The diameter of the cross section is small, hence quiet irrelevant to the solution(hence take r= 1000)

$(mv^2/r) \sin \theta = mg \cos \theta$

$\cot \theta = v^2/rg$

Putting in the values, this simplifies to 83.8 degrees.

Equating centripetal force and horizontal resultant force:

$F=\frac{m v^2}{r}=m g \tan (\theta)\\ \frac{v^2}{r}=g \tan (\theta)\\ \tan (\theta)=\frac{v^2}{g r}\\ \theta =\tan ^{-1}\left(\frac{v^2}{g r}\right)=\tan ^{-1}\left(\frac{300^2}{9.8\times1000}\right)=83.7856{}^{\circ}$

The thing to note is that the radius/diameter of the tunnel does not matter since there is no motion in the vertical plane. The forces at work are gravity ( $mg$ ) acting downwards and the centrifugal force ( $mr\omega^2$ or $mv^2/r$ ) acting horizontally. The ball reaches a position on the tube where the forces tangential to the loop cancel each other.

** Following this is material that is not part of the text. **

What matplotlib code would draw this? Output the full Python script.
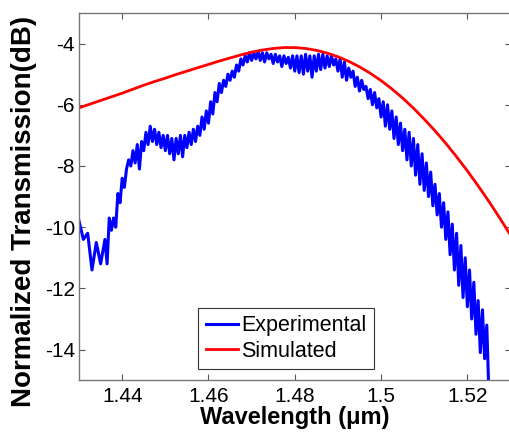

So if $\theta$ is the angle that the line joining the center of the loop and the pod makes with the vertical, then we have:

$mg\cos(\pi/2-\theta) = mr\omega^2\cos\theta$ $\Leftrightarrow \tan\theta=\frac{v^2}{gr}$ $\Leftrightarrow \theta \approx 83.786$

Use the formula:

$tan(theta)$ = $v^2/rg$

$theta$ = $arctan(300^2/1000*9,8)$

$theta$ = $arctan(9,1)$

$theta$ = $83.8^0$

The centrifugal acceleration experienced by the Hyperloop pod is 90 m/s^2 as calculated using a = v^2/r = 300^2/1000. The Hyperloop pod also experiences an accleration of 9.8 m/s^2 perpendicular to the other acceleration. The angle of the resultant acceleration and the vertical is the final answer. To calculate this you take the inverse tangent of 9.8/90 and then subtract the solution from 90 to obtain 83.8 degrees.

The angle, $\theta$ , is $\cos^{-1} (\frac{g}{F_c})$ , where $F_c =$ centripetal acceleration

$\theta = cos^{-1}(\frac{g}{(\frac{v^{2}}{r})}) = cos^{-1}(\frac{gr}{v^{2}})$

$\theta = cos^{-1}(\frac{9.8\times 1000}{300^{2}}) = 83.8^{\circ}$

I'm using the following assumptions: The tunnel lies in a plane perpendicular to the force of gravity, and the curve is left or right. Not a great assumption given that we had to take the curvature of the earth into account for the previous question, but still :) And as the pod passes through the tunnel it will ride up the side due to the centripetal acceleration, and we are trying to calculate how far up the side it rides.

The centripetal acceleration can be calculated as $a = \frac{v^2}{r}$ , i.e. $90ms^{-1}$ . If we consider the free body force diagram, we have $ma$ in the horizontal direction, and $mg$ in the vertical direction. Therefore $\cot \theta = \frac{mg}{ma}$ .

Plugging inverse cotangent of $\frac{9.8}{90}$ into a calculator gives $83.7856...$ degrees.